Honing in on details of intense color and geometric form, Bulgarian photographer and art therapist Radostina Valchanova isolates practically abstract compositions in everyday scenes. Working in color and black-and-white, she highlights geometrically pure shapes and juxtaposes contrasting textures and forms. Where smooth surfaces overlap with roughly hewn objects and sequential patterns give way to blinding monochrome, Valchanova matter of fact-ly presents aesthetic discontinuities with terrific visual style and humor.
Valchanova captures the playful poetics of happenstance when polished neon blues roll across grooved wooden surfaces or shimmering reflections float over deep greens. Her accidental incongruities testify to the variety of wonderful visual re-combinations to be witnessed by such observant eyes. She balances this crisp focus on texture and tone with a delicate sense of composition that guides viewers’ eyes through the arrangement of colors and strong diagonals. Valchanova’s photographs effectively take stock of the rich visual vocabulary of minor details, sparking viewers to seek out quietly creative arrangements in the forgotten moments of everyday life.

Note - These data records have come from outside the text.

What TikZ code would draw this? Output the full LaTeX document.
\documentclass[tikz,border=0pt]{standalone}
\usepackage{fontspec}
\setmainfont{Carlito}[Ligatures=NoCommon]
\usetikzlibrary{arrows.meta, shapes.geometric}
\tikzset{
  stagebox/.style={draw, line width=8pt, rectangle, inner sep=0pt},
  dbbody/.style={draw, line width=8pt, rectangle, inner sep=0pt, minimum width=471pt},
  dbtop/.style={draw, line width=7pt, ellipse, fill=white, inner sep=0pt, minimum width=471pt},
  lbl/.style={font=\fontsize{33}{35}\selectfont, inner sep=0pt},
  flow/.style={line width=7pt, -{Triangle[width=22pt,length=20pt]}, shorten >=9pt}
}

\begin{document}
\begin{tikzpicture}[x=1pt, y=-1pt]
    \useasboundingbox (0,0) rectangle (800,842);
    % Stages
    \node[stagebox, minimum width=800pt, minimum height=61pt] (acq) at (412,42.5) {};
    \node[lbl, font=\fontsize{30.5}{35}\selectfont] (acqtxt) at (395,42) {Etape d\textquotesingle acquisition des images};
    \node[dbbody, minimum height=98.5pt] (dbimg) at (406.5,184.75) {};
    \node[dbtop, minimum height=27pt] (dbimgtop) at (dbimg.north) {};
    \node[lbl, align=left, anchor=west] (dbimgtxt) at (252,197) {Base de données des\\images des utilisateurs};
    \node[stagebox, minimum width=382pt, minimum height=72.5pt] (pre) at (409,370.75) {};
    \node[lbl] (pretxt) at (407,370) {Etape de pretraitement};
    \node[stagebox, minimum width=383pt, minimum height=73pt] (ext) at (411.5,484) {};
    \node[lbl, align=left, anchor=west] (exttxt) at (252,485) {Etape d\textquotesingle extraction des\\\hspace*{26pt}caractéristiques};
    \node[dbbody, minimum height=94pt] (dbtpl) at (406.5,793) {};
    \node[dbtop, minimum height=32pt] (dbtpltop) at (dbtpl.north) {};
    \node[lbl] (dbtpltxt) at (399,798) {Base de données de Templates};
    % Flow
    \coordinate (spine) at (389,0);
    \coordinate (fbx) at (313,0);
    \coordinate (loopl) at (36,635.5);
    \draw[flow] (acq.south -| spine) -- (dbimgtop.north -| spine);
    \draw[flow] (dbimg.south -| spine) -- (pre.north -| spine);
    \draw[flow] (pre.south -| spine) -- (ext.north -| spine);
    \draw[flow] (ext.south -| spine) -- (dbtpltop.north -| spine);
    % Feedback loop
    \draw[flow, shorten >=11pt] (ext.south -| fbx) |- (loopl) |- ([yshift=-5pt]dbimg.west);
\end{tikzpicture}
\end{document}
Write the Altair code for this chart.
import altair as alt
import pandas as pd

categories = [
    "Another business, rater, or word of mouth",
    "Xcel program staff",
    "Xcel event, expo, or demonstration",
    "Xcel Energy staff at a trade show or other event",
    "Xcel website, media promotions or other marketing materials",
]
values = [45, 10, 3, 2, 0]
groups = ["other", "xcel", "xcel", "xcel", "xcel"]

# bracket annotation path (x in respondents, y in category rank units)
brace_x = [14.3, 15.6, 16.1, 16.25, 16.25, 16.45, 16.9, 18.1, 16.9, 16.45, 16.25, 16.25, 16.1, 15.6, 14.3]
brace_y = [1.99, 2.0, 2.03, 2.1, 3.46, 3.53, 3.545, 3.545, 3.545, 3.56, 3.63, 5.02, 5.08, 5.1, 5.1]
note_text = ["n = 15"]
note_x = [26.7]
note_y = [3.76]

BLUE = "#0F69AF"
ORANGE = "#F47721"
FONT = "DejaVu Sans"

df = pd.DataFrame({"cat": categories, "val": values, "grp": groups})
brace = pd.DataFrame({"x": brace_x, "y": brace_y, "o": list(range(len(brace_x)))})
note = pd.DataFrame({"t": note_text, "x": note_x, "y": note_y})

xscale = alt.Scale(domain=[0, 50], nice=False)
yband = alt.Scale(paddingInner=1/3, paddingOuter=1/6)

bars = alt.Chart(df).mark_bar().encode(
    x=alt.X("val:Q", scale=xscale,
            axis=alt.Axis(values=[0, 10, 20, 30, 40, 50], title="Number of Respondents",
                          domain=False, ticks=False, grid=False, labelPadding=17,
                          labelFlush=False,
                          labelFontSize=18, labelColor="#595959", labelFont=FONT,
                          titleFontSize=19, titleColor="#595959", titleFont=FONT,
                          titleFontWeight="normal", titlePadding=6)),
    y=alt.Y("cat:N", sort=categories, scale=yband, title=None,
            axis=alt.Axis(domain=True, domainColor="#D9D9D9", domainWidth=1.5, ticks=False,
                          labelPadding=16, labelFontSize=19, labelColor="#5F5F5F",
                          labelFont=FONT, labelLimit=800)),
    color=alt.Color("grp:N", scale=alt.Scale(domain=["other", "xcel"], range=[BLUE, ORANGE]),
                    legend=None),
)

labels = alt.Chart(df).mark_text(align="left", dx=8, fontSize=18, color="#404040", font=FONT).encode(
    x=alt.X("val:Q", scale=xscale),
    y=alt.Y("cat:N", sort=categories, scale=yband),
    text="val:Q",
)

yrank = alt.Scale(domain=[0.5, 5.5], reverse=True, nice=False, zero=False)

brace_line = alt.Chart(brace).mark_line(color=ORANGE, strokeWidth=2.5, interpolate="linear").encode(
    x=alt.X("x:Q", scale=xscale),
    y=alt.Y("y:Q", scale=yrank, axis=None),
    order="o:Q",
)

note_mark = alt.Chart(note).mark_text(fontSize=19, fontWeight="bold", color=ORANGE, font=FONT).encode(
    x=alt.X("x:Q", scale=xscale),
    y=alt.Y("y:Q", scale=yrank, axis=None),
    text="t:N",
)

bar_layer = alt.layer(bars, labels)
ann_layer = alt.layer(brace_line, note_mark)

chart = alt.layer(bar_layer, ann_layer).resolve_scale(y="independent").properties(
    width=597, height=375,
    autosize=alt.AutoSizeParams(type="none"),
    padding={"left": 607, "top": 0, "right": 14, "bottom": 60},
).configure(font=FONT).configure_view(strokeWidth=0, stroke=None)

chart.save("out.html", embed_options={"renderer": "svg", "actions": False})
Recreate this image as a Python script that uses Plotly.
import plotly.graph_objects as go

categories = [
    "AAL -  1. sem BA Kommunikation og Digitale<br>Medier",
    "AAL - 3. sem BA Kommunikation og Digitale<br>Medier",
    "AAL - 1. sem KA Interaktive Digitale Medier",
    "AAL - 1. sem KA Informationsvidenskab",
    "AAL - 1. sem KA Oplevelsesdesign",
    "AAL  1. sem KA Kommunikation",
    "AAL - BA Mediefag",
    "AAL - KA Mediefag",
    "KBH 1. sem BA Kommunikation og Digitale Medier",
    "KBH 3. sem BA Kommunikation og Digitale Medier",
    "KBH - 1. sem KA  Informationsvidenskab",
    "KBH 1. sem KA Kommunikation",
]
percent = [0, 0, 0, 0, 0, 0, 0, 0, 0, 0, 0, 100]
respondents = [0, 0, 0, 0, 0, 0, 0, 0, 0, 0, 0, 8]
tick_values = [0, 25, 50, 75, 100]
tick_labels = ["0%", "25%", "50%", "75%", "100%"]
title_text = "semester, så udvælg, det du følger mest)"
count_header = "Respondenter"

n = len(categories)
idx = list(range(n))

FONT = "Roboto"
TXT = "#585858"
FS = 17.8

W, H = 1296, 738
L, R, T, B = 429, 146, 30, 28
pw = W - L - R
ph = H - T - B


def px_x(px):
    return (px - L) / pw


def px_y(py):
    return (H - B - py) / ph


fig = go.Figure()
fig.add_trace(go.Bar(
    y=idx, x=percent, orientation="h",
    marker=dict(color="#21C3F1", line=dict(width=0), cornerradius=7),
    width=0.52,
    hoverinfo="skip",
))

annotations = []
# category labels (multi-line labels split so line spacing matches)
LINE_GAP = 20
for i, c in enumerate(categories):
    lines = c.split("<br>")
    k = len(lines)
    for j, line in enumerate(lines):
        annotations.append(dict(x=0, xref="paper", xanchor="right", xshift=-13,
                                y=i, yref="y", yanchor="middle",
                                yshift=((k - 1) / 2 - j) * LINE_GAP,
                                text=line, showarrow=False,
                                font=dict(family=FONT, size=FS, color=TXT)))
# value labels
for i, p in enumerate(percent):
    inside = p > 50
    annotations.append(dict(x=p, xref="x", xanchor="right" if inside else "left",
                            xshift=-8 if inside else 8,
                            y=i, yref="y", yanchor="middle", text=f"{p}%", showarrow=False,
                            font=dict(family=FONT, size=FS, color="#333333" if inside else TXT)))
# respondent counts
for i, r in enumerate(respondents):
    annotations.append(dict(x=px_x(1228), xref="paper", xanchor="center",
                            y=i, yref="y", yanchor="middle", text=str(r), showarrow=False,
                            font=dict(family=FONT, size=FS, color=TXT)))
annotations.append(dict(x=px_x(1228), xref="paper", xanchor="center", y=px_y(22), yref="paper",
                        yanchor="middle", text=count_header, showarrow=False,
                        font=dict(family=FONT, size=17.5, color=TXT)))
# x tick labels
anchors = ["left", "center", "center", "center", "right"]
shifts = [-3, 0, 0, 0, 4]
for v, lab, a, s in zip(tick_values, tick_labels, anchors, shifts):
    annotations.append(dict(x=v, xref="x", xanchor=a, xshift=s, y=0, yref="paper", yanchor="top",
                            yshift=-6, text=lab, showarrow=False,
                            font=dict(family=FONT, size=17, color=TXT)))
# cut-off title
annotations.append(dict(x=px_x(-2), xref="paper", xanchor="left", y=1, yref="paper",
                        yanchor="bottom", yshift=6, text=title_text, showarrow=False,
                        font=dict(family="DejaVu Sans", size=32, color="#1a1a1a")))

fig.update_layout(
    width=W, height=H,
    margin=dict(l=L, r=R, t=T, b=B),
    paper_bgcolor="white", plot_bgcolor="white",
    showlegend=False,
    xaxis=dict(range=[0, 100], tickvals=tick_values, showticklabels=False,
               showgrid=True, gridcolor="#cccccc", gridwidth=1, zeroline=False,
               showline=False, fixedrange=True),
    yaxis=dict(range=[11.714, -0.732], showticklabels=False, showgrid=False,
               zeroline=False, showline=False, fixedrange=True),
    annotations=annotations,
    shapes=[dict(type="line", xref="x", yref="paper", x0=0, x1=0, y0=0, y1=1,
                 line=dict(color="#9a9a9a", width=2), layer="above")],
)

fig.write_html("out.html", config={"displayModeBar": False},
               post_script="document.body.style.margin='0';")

For more than ten years, I have expressed myself trough my photographs, trying to catch the beauty of the world with my camera. For the last two years, I have been working with adults and children with physical and mental disabilities. I teach them photography hoping that I would inspire them with my passion for this art. I try to show them how to see the beauty inside and around them and how to use their pictures as windows for all these emotions. I feel incredibly happy and satisfied when I see how my photographs provoke the viewers’ emotions and how they touch something in their souls.